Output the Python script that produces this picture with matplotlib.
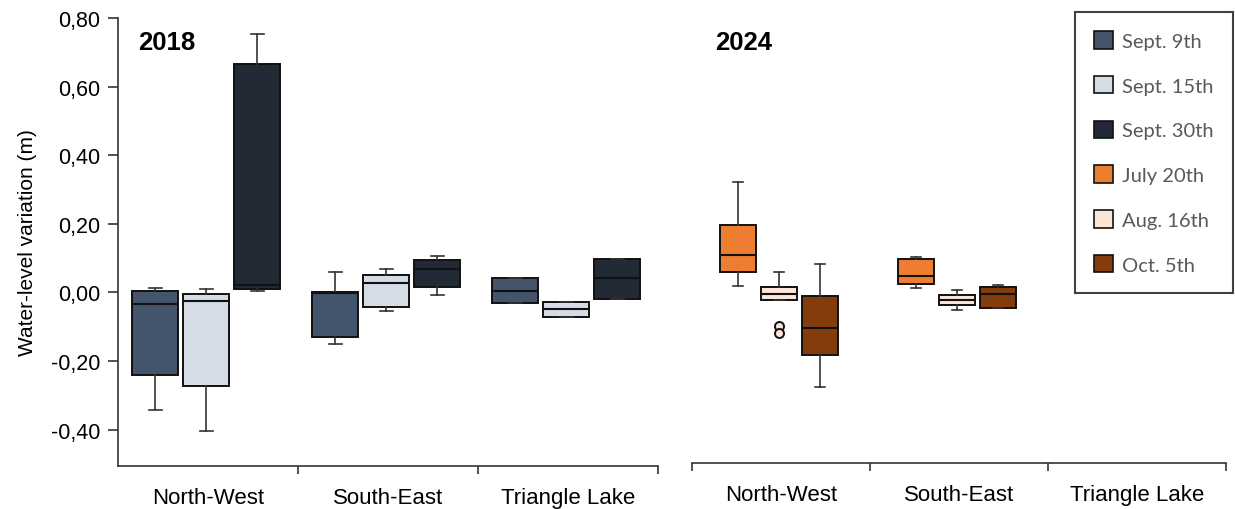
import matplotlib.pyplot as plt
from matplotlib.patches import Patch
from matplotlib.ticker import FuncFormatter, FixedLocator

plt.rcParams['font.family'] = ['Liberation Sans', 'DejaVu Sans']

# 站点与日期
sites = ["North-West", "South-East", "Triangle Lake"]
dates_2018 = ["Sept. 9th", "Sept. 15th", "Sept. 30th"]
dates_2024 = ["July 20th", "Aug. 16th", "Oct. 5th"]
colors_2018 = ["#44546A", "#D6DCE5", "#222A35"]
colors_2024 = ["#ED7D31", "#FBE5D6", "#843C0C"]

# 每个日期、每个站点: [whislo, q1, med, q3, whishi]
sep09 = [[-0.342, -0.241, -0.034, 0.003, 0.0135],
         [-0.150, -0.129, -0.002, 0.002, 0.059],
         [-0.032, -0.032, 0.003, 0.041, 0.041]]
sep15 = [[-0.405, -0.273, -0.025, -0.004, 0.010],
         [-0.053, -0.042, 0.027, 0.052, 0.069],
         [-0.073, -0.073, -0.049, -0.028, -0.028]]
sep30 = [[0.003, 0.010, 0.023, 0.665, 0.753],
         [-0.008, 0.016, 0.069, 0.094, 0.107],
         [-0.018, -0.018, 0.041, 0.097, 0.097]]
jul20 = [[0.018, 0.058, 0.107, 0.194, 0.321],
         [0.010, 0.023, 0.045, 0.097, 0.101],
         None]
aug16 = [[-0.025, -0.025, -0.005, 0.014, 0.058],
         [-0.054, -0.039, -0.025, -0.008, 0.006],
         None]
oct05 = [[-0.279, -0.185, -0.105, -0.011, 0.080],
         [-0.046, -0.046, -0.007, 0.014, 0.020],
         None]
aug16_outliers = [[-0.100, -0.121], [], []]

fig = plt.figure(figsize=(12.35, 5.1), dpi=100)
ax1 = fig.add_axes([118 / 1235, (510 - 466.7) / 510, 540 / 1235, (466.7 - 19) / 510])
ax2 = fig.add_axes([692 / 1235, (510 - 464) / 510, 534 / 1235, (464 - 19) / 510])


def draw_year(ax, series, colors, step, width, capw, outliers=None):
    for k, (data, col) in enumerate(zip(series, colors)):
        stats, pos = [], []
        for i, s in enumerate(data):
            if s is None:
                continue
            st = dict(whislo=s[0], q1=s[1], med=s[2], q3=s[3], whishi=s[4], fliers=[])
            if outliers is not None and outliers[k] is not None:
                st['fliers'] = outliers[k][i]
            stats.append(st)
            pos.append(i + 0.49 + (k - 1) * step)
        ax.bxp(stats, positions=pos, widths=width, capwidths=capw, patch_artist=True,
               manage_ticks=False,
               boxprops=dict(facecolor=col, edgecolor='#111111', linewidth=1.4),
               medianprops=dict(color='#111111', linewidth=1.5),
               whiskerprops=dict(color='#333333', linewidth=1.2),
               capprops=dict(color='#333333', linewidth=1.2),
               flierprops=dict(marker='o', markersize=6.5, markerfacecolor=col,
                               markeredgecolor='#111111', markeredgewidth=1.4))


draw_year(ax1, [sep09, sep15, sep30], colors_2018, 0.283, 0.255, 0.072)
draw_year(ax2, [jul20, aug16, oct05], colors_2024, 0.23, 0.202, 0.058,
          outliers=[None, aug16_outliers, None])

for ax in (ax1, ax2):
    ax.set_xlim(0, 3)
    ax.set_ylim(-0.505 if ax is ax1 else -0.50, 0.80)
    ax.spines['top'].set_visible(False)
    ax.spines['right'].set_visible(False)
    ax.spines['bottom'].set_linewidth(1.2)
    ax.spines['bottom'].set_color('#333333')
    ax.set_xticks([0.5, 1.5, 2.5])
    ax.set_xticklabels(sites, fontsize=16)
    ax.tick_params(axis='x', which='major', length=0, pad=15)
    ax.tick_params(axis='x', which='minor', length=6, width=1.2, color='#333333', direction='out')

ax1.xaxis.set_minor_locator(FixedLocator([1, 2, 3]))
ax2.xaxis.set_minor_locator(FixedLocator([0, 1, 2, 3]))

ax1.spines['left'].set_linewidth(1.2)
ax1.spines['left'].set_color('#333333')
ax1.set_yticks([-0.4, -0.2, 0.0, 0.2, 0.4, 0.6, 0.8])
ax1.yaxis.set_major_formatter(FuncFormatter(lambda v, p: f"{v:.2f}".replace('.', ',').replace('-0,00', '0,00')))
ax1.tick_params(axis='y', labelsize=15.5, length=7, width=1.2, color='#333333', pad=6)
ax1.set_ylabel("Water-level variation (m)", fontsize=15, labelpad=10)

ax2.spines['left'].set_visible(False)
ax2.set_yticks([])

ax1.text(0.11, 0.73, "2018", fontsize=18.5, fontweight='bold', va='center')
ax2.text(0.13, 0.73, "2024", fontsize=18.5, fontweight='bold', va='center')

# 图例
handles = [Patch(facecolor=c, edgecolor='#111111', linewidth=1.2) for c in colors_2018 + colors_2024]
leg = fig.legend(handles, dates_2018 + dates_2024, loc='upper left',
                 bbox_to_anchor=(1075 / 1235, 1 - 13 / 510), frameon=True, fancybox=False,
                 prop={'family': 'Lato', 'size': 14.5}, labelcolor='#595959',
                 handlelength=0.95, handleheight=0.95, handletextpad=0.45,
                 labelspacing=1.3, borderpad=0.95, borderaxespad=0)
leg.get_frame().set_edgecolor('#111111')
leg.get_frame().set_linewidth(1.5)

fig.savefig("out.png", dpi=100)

WRITTEN INSTRUCTION → Return all of the data exactly as written, and drop the pictures.

RESULT FOR THIS EXERCISE →
Output the Python script that produces this picture with matplotlib.
import matplotlib.pyplot as plt
from matplotlib.patches import Patch
from matplotlib.ticker import FuncFormatter, FixedLocator

plt.rcParams['font.family'] = ['Liberation Sans', 'DejaVu Sans']

# 站点与日期
sites = ["North-West", "South-East", "Triangle Lake"]
dates_2018 = ["Sept. 9th", "Sept. 15th", "Sept. 30th"]
dates_2024 = ["July 20th", "Aug. 16th", "Oct. 5th"]
colors_2018 = ["#44546A", "#D6DCE5", "#222A35"]
colors_2024 = ["#ED7D31", "#FBE5D6", "#843C0C"]

# 每个日期、每个站点: [whislo, q1, med, q3, whishi]
sep09 = [[-0.342, -0.241, -0.034, 0.003, 0.0135],
         [-0.150, -0.129, -0.002, 0.002, 0.059],
         [-0.032, -0.032, 0.003, 0.041, 0.041]]
sep15 = [[-0.405, -0.273, -0.025, -0.004, 0.010],
         [-0.053, -0.042, 0.027, 0.052, 0.069],
         [-0.073, -0.073, -0.049, -0.028, -0.028]]
sep30 = [[0.003, 0.010, 0.023, 0.665, 0.753],
         [-0.008, 0.016, 0.069, 0.094, 0.107],
         [-0.018, -0.018, 0.041, 0.097, 0.097]]
jul20 = [[0.018, 0.058, 0.107, 0.194, 0.321],
         [0.010, 0.023, 0.045, 0.097, 0.101],
         None]
aug16 = [[-0.025, -0.025, -0.005, 0.014, 0.058],
         [-0.054, -0.039, -0.025, -0.008, 0.006],
         None]
oct05 = [[-0.279, -0.185, -0.105, -0.011, 0.080],
         [-0.046, -0.046, -0.007, 0.014, 0.020],
         None]
aug16_outliers = [[-0.100, -0.121], [], []]

fig = plt.figure(figsize=(12.35, 5.1), dpi=100)
ax1 = fig.add_axes([118 / 1235, (510 - 466.7) / 510, 540 / 1235, (466.7 - 19) / 510])
ax2 = fig.add_axes([692 / 1235, (510 - 464) / 510, 534 / 1235, (464 - 19) / 510])


def draw_year(ax, series, colors, step, width, capw, outliers=None):
    for k, (data, col) in enumerate(zip(series, colors)):
        stats, pos = [], []
        for i, s in enumerate(data):
            if s is None:
                continue
            st = dict(whislo=s[0], q1=s[1], med=s[2], q3=s[3], whishi=s[4], fliers=[])
            if outliers is not None and outliers[k] is not None:
                st['fliers'] = outliers[k][i]
            stats.append(st)
            pos.append(i + 0.49 + (k - 1) * step)
        ax.bxp(stats, positions=pos, widths=width, capwidths=capw, patch_artist=True,
               manage_ticks=False,
               boxprops=dict(facecolor=col, edgecolor='#111111', linewidth=1.4),
               medianprops=dict(color='#111111', linewidth=1.5),
               whiskerprops=dict(color='#333333', linewidth=1.2),
               capprops=dict(color='#333333', linewidth=1.2),
               flierprops=dict(marker='o', markersize=6.5, markerfacecolor=col,
                               markeredgecolor='#111111', markeredgewidth=1.4))


draw_year(ax1, [sep09, sep15, sep30], colors_2018, 0.283, 0.255, 0.072)
draw_year(ax2, [jul20, aug16, oct05], colors_2024, 0.23, 0.202, 0.058,
          outliers=[None, aug16_outliers, None])

for ax in (ax1, ax2):
    ax.set_xlim(0, 3)
    ax.set_ylim(-0.505 if ax is ax1 else -0.50, 0.80)
    ax.spines['top'].set_visible(False)
    ax.spines['right'].set_visible(False)
    ax.spines['bottom'].set_linewidth(1.2)
    ax.spines['bottom'].set_color('#333333')
    ax.set_xticks([0.5, 1.5, 2.5])
    ax.set_xticklabels(sites, fontsize=16)
    ax.tick_params(axis='x', which='major', length=0, pad=15)
    ax.tick_params(axis='x', which='minor', length=6, width=1.2, color='#333333', direction='out')

ax1.xaxis.set_minor_locator(FixedLocator([1, 2, 3]))
ax2.xaxis.set_minor_locator(FixedLocator([0, 1, 2, 3]))

ax1.spines['left'].set_linewidth(1.2)
ax1.spines['left'].set_color('#333333')
ax1.set_yticks([-0.4, -0.2, 0.0, 0.2, 0.4, 0.6, 0.8])
ax1.yaxis.set_major_formatter(FuncFormatter(lambda v, p: f"{v:.2f}".replace('.', ',').replace('-0,00', '0,00')))
ax1.tick_params(axis='y', labelsize=15.5, length=7, width=1.2, color='#333333', pad=6)
ax1.set_ylabel("Water-level variation (m)", fontsize=15, labelpad=10)

ax2.spines['left'].set_visible(False)
ax2.set_yticks([])

ax1.text(0.11, 0.73, "2018", fontsize=18.5, fontweight='bold', va='center')
ax2.text(0.13, 0.73, "2024", fontsize=18.5, fontweight='bold', va='center')

# 图例
handles = [Patch(facecolor=c, edgecolor='#111111', linewidth=1.2) for c in colors_2018 + colors_2024]
leg = fig.legend(handles, dates_2018 + dates_2024, loc='upper left',
                 bbox_to_anchor=(1075 / 1235, 1 - 13 / 510), frameon=True, fancybox=False,
                 prop={'family': 'Lato', 'size': 14.5}, labelcolor='#595959',
                 handlelength=0.95, handleheight=0.95, handletextpad=0.45,
                 labelspacing=1.3, borderpad=0.95, borderaxespad=0)
leg.get_frame().set_edgecolor('#111111')
leg.get_frame().set_linewidth(1.5)

fig.savefig("out.png", dpi=100)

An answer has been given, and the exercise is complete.